All are portable. I can copy them into my migration repo with their license intact and adapt paths.
## Answers to the questions that defined this research
**Q: Can I replace the deterministic side cleanly?** Yes. Every pure script is a standalone bash/node script with minimal coupling to openclaw. Main effort is rewriting the event router (`gitea-transform.js` equivalent) and the ingress path.
**Q: Can I replace the agent-spawn side cleanly?** Hard. `sessions_spawn` is a core openclaw primitive with session state, model selection, tool allowlists, wakeMode semantics, and process lifecycle management. The replacement needs a Channels plugin or a long-running worker pool; neither is a weekend project.
**Q: What's the minimum viable Caret pipeline?** An HTTP listener with proper HMAC verification, a router with the same event → script fan-out as gitea-transform.js, a file-based session lock manager, a structured log, and ONE script per event type. That's ~600-800 lines in one bun file, doable in Phase 2.
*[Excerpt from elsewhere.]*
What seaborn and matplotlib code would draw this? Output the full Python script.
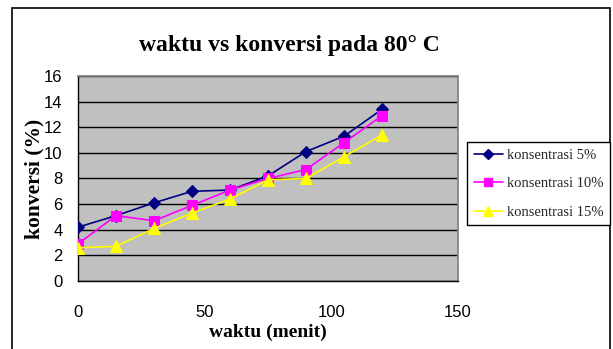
import matplotlib
matplotlib.use("Agg")
import matplotlib.pyplot as plt
import seaborn as sns
import pandas as pd
from matplotlib.patches import Rectangle
from matplotlib.lines import Line2D

waktu = [0, 15, 30, 45, 60, 75, 90, 105, 120]
konsentrasi_5 = [4.2, 5.1, 6.1, 7.0, 7.1, 8.2, 10.1, 11.3, 13.4]
konsentrasi_10 = [2.9, 5.1, 4.7, 5.9, 7.1, 8.0, 8.7, 10.8, 12.9]
konsentrasi_15 = [2.6, 2.7, 4.1, 5.3, 6.4, 7.9, 8.0, 9.7, 11.4]
series_names = ["konsentrasi 5%", "konsentrasi 10%", "konsentrasi 15%"]
x_ticks = [0, 50, 100, 150]
y_ticks = [0, 2, 4, 6, 8, 10, 12, 14, 16]

colors = ["#000080", "#FF00FF", "#FFFF00"]
markers = ["D", "s", "^"]
msizes = [6, 7, 8]

sns.set_theme(style="white")
plt.rcParams["font.family"] = ["Liberation Sans", "DejaVu Sans"]

fig = plt.figure(figsize=(6.13, 3.49), dpi=100)
ax = fig.add_axes([78 / 613, 1 - 281 / 349, 380 / 613, 205 / 349])

data = {
    series_names[0]: konsentrasi_5,
    series_names[1]: konsentrasi_10,
    series_names[2]: konsentrasi_15,
}
for name, c, m, ms in zip(series_names, colors, markers, msizes):
    df = pd.DataFrame({"waktu": waktu, "konversi": data[name]})
    sns.lineplot(data=df, x="waktu", y="konversi", ax=ax, color=c, marker=m,
                 markersize=ms, markeredgecolor=c, linewidth=1.2, label=name,
                 legend=False, zorder=3)

ax.set_facecolor("#C0C0C0")
ax.set_xlim(0, 150)
ax.set_ylim(0, 16)
ax.set_xticks(x_ticks)
ax.set_yticks(y_ticks)
ax.set_xticklabels([str(t) for t in x_ticks])
ax.set_yticklabels([str(t) for t in y_ticks])
ax.yaxis.grid(True, color="black", linewidth=1.0)
ax.xaxis.grid(False)
ax.set_axisbelow(True)
for s in ["top", "right"]:
    ax.spines[s].set_color("#808080")
    ax.spines[s].set_linewidth(1.2)
for s in ["left", "bottom"]:
    ax.spines[s].set_color("black")
    ax.spines[s].set_linewidth(1.0)
ax.tick_params(axis="both", which="major", direction="out", length=5, width=1,
               color="black", labelsize=12, labelcolor="black")
ax.tick_params(axis="x", pad=12)
ax.tick_params(axis="y", pad=6)

serif = ["Liberation Serif", "DejaVu Serif"]
ax.set_xlabel("waktu (menit)", family=serif, fontsize=14, fontweight="bold",
              labelpad=3, color="black")
ax.set_ylabel("konversi (%)", family=serif, fontsize=15.5, fontweight="bold",
              labelpad=0, color="black")
fig.text(289 / 613, 1 - 45 / 349, "waktu vs konversi pada 80° C", family=serif,
         fontsize=17, fontweight="bold", ha="center", va="center", color="black")

handles = [Line2D([0], [0], color=c, marker=m, markersize=ms - 1, markeredgecolor=c,
                  linewidth=1.2) for c, m, ms in zip(colors, markers, msizes)]
leg = fig.legend(handles, series_names, loc="upper left",
                 bbox_to_anchor=(467 / 613, 1 - 142 / 349), frameon=True,
                 fancybox=False, edgecolor="black", framealpha=1,
                 prop={"family": serif, "size": 10.5}, handlelength=2.0,
                 borderpad=0.45, labelspacing=1.05, handletextpad=0.3,
                 borderaxespad=0)
leg.get_frame().set_linewidth(1.0)

fig.patches.append(Rectangle((12 / 613, -0.05), (610 - 12) / 613, 1 - 8 / 349 + 0.05,
                             transform=fig.transFigure, fill=False,
                             edgecolor="black", linewidth=1.2))

fig.savefig("out.png", dpi=100, facecolor="white")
**Q: What should I NOT rebuild?** The tools themselves — `post-repo-audit.sh`, `audit-repo-policies.sh`, `spawn-manager.sh`, etc. Copy them, strip the openclaw path prefixes, ship them in `/host/root/.caret/tools/`. Don't reinvent the workspace/PROJ-XXX scheme unless Rooh explicitly asks — it's a working system with its own conventions I'd be recreating poorly.
## Next reads pending
- **Subagent `ae5ca38f70b1e9626`**: openclaw gateway internals — how does `sessions_spawn` actually fire a new Claude session? Where is the tool allowlist enforced? What does the cron/heartbeat scheduler look like?
- **Subagent `abf0cb0928d823a0b`**: live state audit — already partial results visible: four webhooks registered across sol/* repos, all pointing to `https://slack.solio.tech/hooks/gitea`, all with `Secret: NOT SET`. That's the smoking gun for "HMAC is not in the path right now."
When both finish, synthesize into `ARCHITECTURE.md` in the migration repo and move to Phase 1 design.